Photons and Trees

Some of this article is interesting, but this isn’t very consequential.

Solar energy arrives on Earth and becomes mass in the form of green leaves, creating food we can eat and use as fuel for thought.

This is not wrong, exactly, but very, very, very little mass in plants comes from photons. It’s vanishingly tiny. Something like 99.9999% of the mass of a plant comes from carbon in the air, water, and nutrients in the soil and definitely not from photons (energy).

It’s surprisingly difficult to find out how many watt-hours of energy for instance an average tree actually absorbs per year, so let’s just try to get order of magnitude estimate going on. Assume a small tree absorbs (not receives) 100,000 watt-hours of energy per year. How much of this will be converted to mass?

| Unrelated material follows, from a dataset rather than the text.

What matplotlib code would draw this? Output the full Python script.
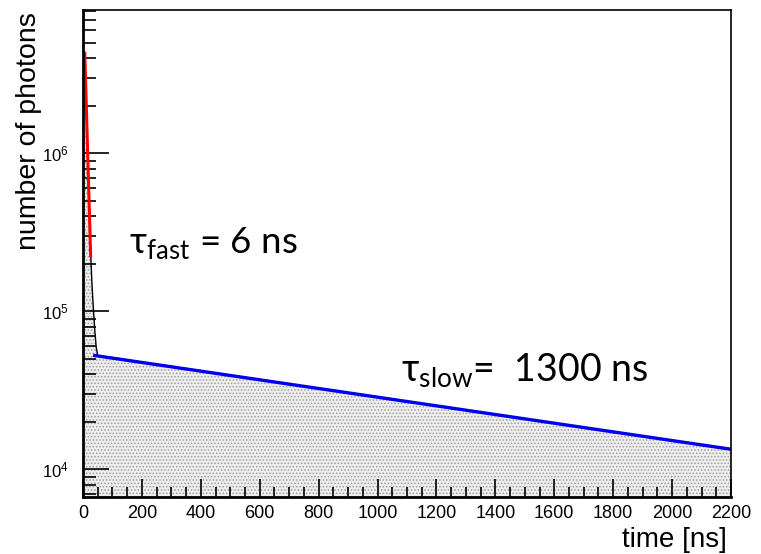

One watt-hour of energy absorbed is roughly equal to 40 picograms of mass gained. Therefore, 100,000WH x 40pg = 4,000,000pg.

Thus, one small tree would gain only 0.000004 of a gram of mass from solar radiation per year. That’s 4 millionths of a gram of mass.

Do you know why plants gain mass from solar radiation? Yes, yes, mass-energy equivalence, but it’s not hard if you think about how photosynthesis occurs. But that’s a tale for another time.